Прошел год с тех пор, как вскоре после крушения в зоне конфликта на востоке Украины малайзийского «Боинга» были значительно расширены западные санкции против России. Сейчас уже ясно, что речь идет о самом серьезном кризисе в отношениях России и западного мира со времен «холодной войны». Об историческом контексте этого кризиса корреспондент Радио Свобода побеседовал с Алексеем Миллером, одним из ведущих российских специалистов по истории имперских государств и русско-украинским отношениям. Разговор, однако, во многом вылился в обсуждение обид России на Европу – что, впрочем, характерно для нынешней ситуации.

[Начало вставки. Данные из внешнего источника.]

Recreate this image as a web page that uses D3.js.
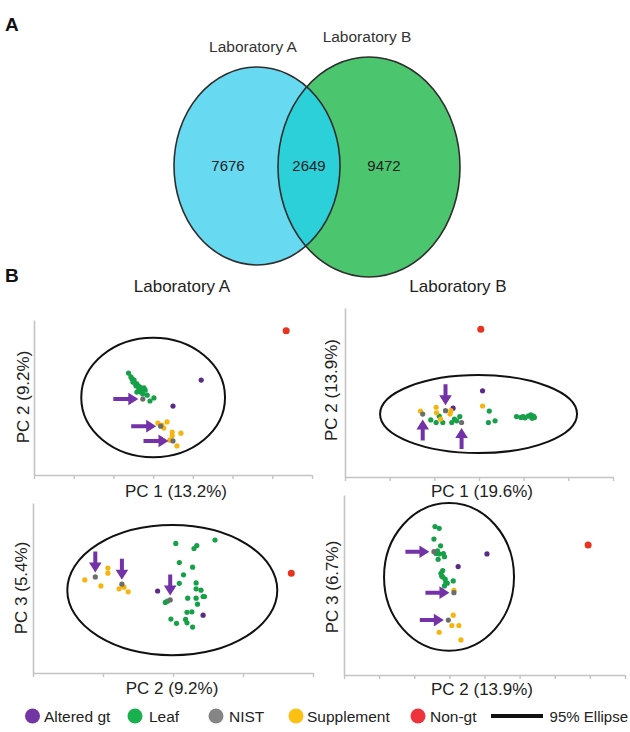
<!DOCTYPE html>
<html><head><meta charset="utf-8">
<script src="https://cdn.jsdelivr.net/npm/d3@7"></script>
<style>html,body{margin:0;padding:0;background:#fff;}svg{display:block;}</style>
</head><body>
<svg id="chart" width="630" height="732"></svg>
<script>
// ===================== DATA =====================
const vennSets = ["Laboratory A", "Laboratory B"];
const vennCounts = [7676, 2649, 9472]; // A only, shared, B only
const figLetters = ["A", "B"];
const labTitles = ["Laboratory A", "Laboratory B"];
const legendGroups = ["Altered gt", "Leaf", "NIST", "Supplement", "Non-gt"];
const ellipseLegend = "95% Ellipse";

// Panel 1: Laboratory A, PC1 vs PC2
const p1AxisTitles = ["PC 1 (13.2%)", "PC 2 (9.2%)"];
const p1XTicks = [-40, -30, -20, -10, 0, 10, 20, 30];
const p1YDomain = [-20, 20];
const p1Leaf = [[-16.2,6.3],[-15.6,5.3],[-15.3,4.8],[-14.8,4.5],[-15.1,4.0],[-14.6,3.7],[-14.1,3.5],[-14.3,3.0],[-13.8,3.0],[-13.3,2.7],[-13.6,2.2],[-12.8,2.2],[-12.3,2.5],[-12.0,1.9],[-13.1,1.4],[-12.6,0.9],[-14.1,1.4],[-11.5,0.6],[-10.8,-0.9],[-9.8,-0.1]];
const p1Supplement = [[-8.8,-6.6],[-7.8,-7.1],[-7.3,-7.9],[-6.5,-6.3],[-5.2,-8.9],[-5.2,-9.9],[-3.0,-9.2],[-4.0,-12.5],[-5.8,-11.0]];
const p1Nist = [[-12.6,-0.4],[-8.1,-7.4],[-5.0,-11.2]];
const p1Altered = [[2.1,4.5],[-5.0,-2.2]];
const p1NonGt = [[23.5,17.2]];
const p1Ellipse = [-10.0, 0.0, 18.1, 15.4]; // cx, cy, rx, ry
const p1Arrows = ["right", "right", "right"];

// Panel 2: Laboratory B, PC1 vs PC2
const p2AxisTitles = ["PC 1 (19.6%)", "PC 2 (13.9%)"];
const p2XTicks = [-30, -20, -10, 0, 10, 20, 30];
const p2YDomain = [-20, 20];
const p2Leaf = [[-10.8,-6.5],[-8.9,-5.6],[-9.6,-7.1],[-8.1,-7.1],[-6.1,-7.1],[-5.5,-6.3],[-5.0,-6.7],[-4.3,-5.7],[2.3,-4.4],[2.1,-7.1],[3.6,-6.7],[8.4,-5.7],[9.4,-5.9],[9.9,-5.7],[10.3,-6.0],[11.0,-5.6],[11.6,-5.3],[11.9,-6.1],[12.2,-5.6],[12.4,-5.9]];
const p2Supplement = [[-13.1,-4.4],[-9.6,-3.5],[-9.5,-4.8],[-6.3,-4.3],[-6.5,-5.1],[-8.6,-6.3],[0.8,-3.2]];
const p2Nist = [[-12.6,-5.1],[-7.5,-4.3],[-3.9,-7.1]];
const p2Altered = [[0.8,0.4],[-5.8,-3.7]];
const p2NonGt = [[0.4,15.0]];
const p2Ellipse = [-0.1, -5.1, 22.05, 9.23];
const p2Arrows = ["up", "down", "up"];

// Panel 3: Laboratory A, PC2 vs PC3
const p3AxisTitles = ["PC 2 (9.2%)", "PC 3 (5.4%)"];
const p3XTicks = [-20, -10, 0, 10, 20];
const p3YDomain = [-20, 20];
const p3Leaf = [[0.4,10.5],[3.0,9.3],[3.4,10.0],[6.0,11.3],[0.9,6.0],[2.8,4.9],[1.5,3.1],[0.9,1.1],[3.3,1.2],[3.3,-0.2],[4.0,-0.5],[4.3,-2.0],[4.5,-2.0],[2.1,-2.4],[3.3,-2.4],[3.5,-3.8],[2.7,-5.6],[2.0,-5.7],[1.8,-7.4],[2.0,-8.2],[2.8,-9.2],[0.5,-8.3],[-0.3,-7.3],[-1.1,-3.4],[-0.8,-3.1]];
const p3Supplement = [[-12.6,1.9],[-10.3,0.5],[-9.3,4.7],[-9.3,3.5],[-7.7,-0.2],[-7.0,0.2],[-6.4,-0.9]];
const p3Nist = [[-11.1,2.6],[-7.3,0.9],[-0.4,-2.8]];
const p3Altered = [[-2.2,-0.7],[4.3,-6.4]];
const p3NonGt = [[16.9,3.5]];
const p3Ellipse = [-0.1, -0.5, 15.0, 15.3];
const p3Arrows = ["down", "down", "down"];

// Panel 4: Laboratory B, PC2 vs PC3
const p4AxisTitles = ["PC 2 (13.9%)", "PC 3 (6.7%)"];
const p4XTicks = [-40, -30, -20, -10, 0, 10, 20, 30, 40];
const p4YDomain = [-20, 20];
const p4Leaf = [[-14.1,13.0],[-12.9,12.6],[-14.4,10.2],[-12.5,8.7],[-13.8,7.0],[-12.9,6.9],[-11.7,7.0],[-11.4,6.3],[-13.2,5.7],[-13.4,7.6],[-11.9,3.2],[-12.4,2.6],[-11.9,1.8],[-11.2,1.3],[-11.0,0.5],[-11.4,-0.2],[-8.9,0.9],[-10.6,0.4],[-12.2,2.0]];
const p4Supplement = [[-8.7,-1.2],[-8.9,-6.7],[-9.3,-9.0],[-7.3,-9.0],[-12.9,-10.5],[-6.7,-12.2]];
const p4Nist = [[-14.4,7.4],[-8.7,-1.7],[-10.3,-7.8]];
const p4Altered = [[0.7,6.9],[-7.5,4.1]];
const p4NonGt = [[29.5,8.9]];
const p4Ellipse = [-10.1, 1.8, 18.5, 16.4];
const p4Arrows = ["right", "right", "right"];

// ===================== STYLE / LAYOUT =====================
const FONT = "'Liberation Sans', Arial, Helvetica, sans-serif";
const dotColors = {altered: "#5a2a88", leaf: "#16a048", nist: "#6c6c6c", supplement: "#f5b50c", nongt: "#e8341f"};
const legendColors = ["#7136a3", "#19b04e", "#858585", "#fbc012", "#f0323c"];
const arrowColor = "#7432a8";
const axisColor = "#c4c4c4";

const svg = d3.select("#chart");

// ---------- Panel A: Venn ----------
const venn = {
  left: {cx: 257, cy: 166, rx: 83, ry: 99},
  right: {cx: 369, cy: 167, rx: 91, ry: 110}
};
const defs = svg.append("defs");
defs.append("clipPath").attr("id", "clipLeft")
  .append("ellipse").attr("cx", venn.left.cx).attr("cy", venn.left.cy).attr("rx", venn.left.rx).attr("ry", venn.left.ry);

svg.append("text").attr("x", 5).attr("y", 31).attr("font-family", FONT).attr("font-weight", "bold")
  .attr("font-size", 19).attr("fill", "#111").text(figLetters[0]);

svg.append("ellipse").attr("cx", venn.left.cx).attr("cy", venn.left.cy).attr("rx", venn.left.rx).attr("ry", venn.left.ry)
  .attr("fill", "#67d9f1");
svg.append("ellipse").attr("cx", venn.right.cx).attr("cy", venn.right.cy).attr("rx", venn.right.rx).attr("ry", venn.right.ry)
  .attr("fill", "#4cc56f");
svg.append("ellipse").attr("cx", venn.right.cx).attr("cy", venn.right.cy).attr("rx", venn.right.rx).attr("ry", venn.right.ry)
  .attr("fill", "#2bd0d9").attr("clip-path", "url(#clipLeft)");
[venn.left, venn.right].forEach(e => {
  svg.append("ellipse").attr("cx", e.cx).attr("cy", e.cy).attr("rx", e.rx).attr("ry", e.ry)
    .attr("fill", "none").attr("stroke", "#2e2e2e").attr("stroke-width", 1.6);
});
const vennLabelPos = [[253, 52], [367, 42]];
vennSets.forEach((s, i) => {
  svg.append("text").attr("x", vennLabelPos[i][0]).attr("y", vennLabelPos[i][1]).attr("text-anchor", "middle")
    .attr("font-family", FONT).attr("font-size", 15.5).attr("fill", "#333").text(s);
});
const vennCountX = [228, 309, 384];
vennCounts.forEach((c, i) => {
  svg.append("text").attr("x", vennCountX[i]).attr("y", 171).attr("text-anchor", "middle")
    .attr("font-family", FONT).attr("font-size", 15).attr("fill", "#222").text(c);
});

// ---------- Panel B: PCA ----------
svg.append("text").attr("x", 5).attr("y", 282).attr("font-family", FONT).attr("font-weight", "bold")
  .attr("font-size", 19).attr("fill", "#111").text(figLetters[1]);
const labTitleX = [182, 458];
labTitles.forEach((t, i) => {
  svg.append("text").attr("x", labTitleX[i]).attr("y", 292).attr("text-anchor", "middle")
    .attr("font-family", FONT).attr("font-size", 17).attr("fill", "#222").text(t);
});

const panels = [
  {box: [34, 312, 320, 475], xt: p1XTicks, yd: p1YDomain, titles: p1AxisTitles, xl: [176, 497], yl: [29, 397],
   leaf: p1Leaf, supplement: p1Supplement, nist: p1Nist, altered: p1Altered, nongt: p1NonGt, ell: p1Ellipse, arrows: p1Arrows, alen: 25, gap: 3},
  {box: [345, 613, 308, 477], xt: p2XTicks, yd: p2YDomain, titles: p2AxisTitles, xl: [482, 497], yl: [337, 390],
   leaf: p2Leaf, supplement: p2Supplement, nist: p2Nist, altered: p2Altered, nongt: p2NonGt, ell: p2Ellipse, arrows: p2Arrows, alen: 21, gap: 4},
  {box: [33, 313, 503, 673], xt: p3XTicks, yd: p3YDomain, titles: p3AxisTitles, xl: [172, 694], yl: [27, 588],
   leaf: p3Leaf, supplement: p3Supplement, nist: p3Nist, altered: p3Altered, nongt: p3NonGt, ell: p3Ellipse, arrows: p3Arrows, alen: 21, gap: 3},
  {box: [344, 625, 495, 675], xt: p4XTicks, yd: p4YDomain, titles: p4AxisTitles, xl: [482, 695], yl: [338, 587],
   leaf: p4Leaf, supplement: p4Supplement, nist: p4Nist, altered: p4Altered, nongt: p4NonGt, ell: p4Ellipse, arrows: p4Arrows, alen: 24, gap: 3}
];

const arrowAngle = {right: 0, down: 90, up: -90, left: 180};

panels.forEach(p => {
  const [x0, x1, y0, y1] = p.box;
  const x = d3.scaleLinear().domain(d3.extent(p.xt)).range([x0, x1]);
  const y = d3.scaleLinear().domain(p.yd).range([y1, y0]);
  const g = svg.append("g");

  // axes
  const xAxis = d3.axisBottom(x).tickValues(p.xt).tickSize(4).tickSizeOuter(0).tickFormat("");
  const gx = g.append("g").attr("transform", `translate(0,${y1})`).call(xAxis);
  gx.select(".domain").attr("stroke", axisColor).attr("stroke-width", 1.6);
  gx.selectAll(".tick line").attr("stroke", axisColor).attr("stroke-width", 1.4);
  const yAxis = d3.axisLeft(y).tickValues([]).tickSizeOuter(0);
  const gy = g.append("g").attr("transform", `translate(${x0},0)`).call(yAxis);
  gy.select(".domain").attr("stroke", axisColor).attr("stroke-width", 1.6);

  // axis titles
  g.append("text").attr("x", p.xl[0]).attr("y", p.xl[1]).attr("text-anchor", "middle")
    .attr("font-family", FONT).attr("font-size", 17).attr("fill", "#222").text(p.titles[0]);
  g.append("text").attr("transform", `translate(${p.yl[0]},${p.yl[1]}) rotate(-90)`).attr("text-anchor", "middle")
    .attr("font-family", FONT).attr("font-size", 17).attr("fill", "#222").text(p.titles[1]);

  // 95% ellipse
  const [ecx, ecy, erx, ery] = p.ell;
  g.append("ellipse").attr("cx", x(ecx)).attr("cy", y(ecy))
    .attr("rx", Math.abs(x(ecx + erx) - x(ecx))).attr("ry", Math.abs(y(ecy + ery) - y(ecy)))
    .attr("fill", "none").attr("stroke", "#111").attr("stroke-width", 2);

  // points
  const drawPts = (arr, color, r) => g.append("g").selectAll("circle").data(arr).join("circle")
    .attr("cx", d => x(d[0])).attr("cy", d => y(d[1])).attr("r", r).attr("fill", color);
  drawPts(p.leaf, dotColors.leaf, 2.6);
  drawPts(p.altered, dotColors.altered, 2.6);
  drawPts(p.supplement, dotColors.supplement, 2.6);
  drawPts(p.nist, dotColors.nist, 2.6);
  drawPts(p.nongt, dotColors.nongt, 3.5);

  // arrows pointing at NIST samples
  const L = p.alen, h = 10, w = 6.3, s = 2;
  const arrowPath = `M0,0 L${-h},${-w} L${-h},${-s} L${-L},${-s} L${-L},${s} L${-h},${s} L${-h},${w} Z`;
  g.append("g").selectAll("path").data(p.nist.map((d, i) => ({d, dir: p.arrows[i]}))).join("path")
    .attr("d", arrowPath).attr("fill", arrowColor)
    .attr("transform", a => {
      const ang = arrowAngle[a.dir] * Math.PI / 180;
      const tx = x(a.d[0]) - p.gap * Math.cos(ang) - 1.5 * Math.cos(ang);
      const ty = y(a.d[1]) - p.gap * Math.sin(ang) - 1.5 * Math.sin(ang);
      return `translate(${tx},${ty}) rotate(${arrowAngle[a.dir]})`;
    });
});

// ---------- Legend ----------
const legCircleX = [32.5, 135, 216, 296, 418];
const legTextX = [44, 149, 229, 307, 430];
const legY = 716;
legendGroups.forEach((t, i) => {
  svg.append("circle").attr("cx", legCircleX[i]).attr("cy", legY).attr("r", 7.5).attr("fill", legendColors[i]);
  svg.append("text").attr("x", legTextX[i]).attr("y", legY + 5.5).attr("font-family", FONT)
    .attr("font-size", 15.5).attr("fill", "#222").text(t);
});
svg.append("rect").attr("x", 491).attr("y", legY - 2).attr("width", 52).attr("height", 4).attr("fill", "#111");
svg.append("text").attr("x", 628).attr("y", legY + 5.5).attr("text-anchor", "end").attr("font-family", FONT)
  .attr("font-size", 15).attr("fill", "#222").text(ellipseLegend);
</script>
</body></html>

– Вы много занимались тем, как империи возникают, функционируют и умирают – что скажете об украинском кризисе в контексте постимперских процессов? Что тут главное: какие-то политические субъективные факторы вроде Майдана или аннексии Крыма, или же то или иное российско-украинское столкновение рано или поздно было неизбежно?
– Если попытаться ответить коротко, то, конечно, все, что произошло, не предопределено историей, а стало результатом действий конкретных людей. Какие-то исторические обстоятельства, историческое наследие могут ограничивать пространство выбора, создавать линии напряжения, но в конечном счете выбор принадлежит тем политикам, которые действуют здесь и сейчас. Если смотреть на то, частью каких больших исторических процессов является, как вы говорите, русско-украинский конфликт, – а я считаю, что это конфликт вокруг Украины, – то я бы выделил несколько очень важных моментов. Во-первых, в Российской империи был проект строительства нации, которая объединила бы всех восточных славян. У этого проекта оказалась очень мощная инерция, в том числе идеологическая. Помните, что Солженицын писал в своей брошюре «Как нам обустроить Россию» – это был как раз возврат к этой идеологии. Это присутствовало и в жизни людей, потому что у нас очень много людей, которые на самом деле по своим ощущениям были как бы полумалороссами-полуукраинцами. Хотя слово «малоросс» как идентификатор было запрещено большевиками.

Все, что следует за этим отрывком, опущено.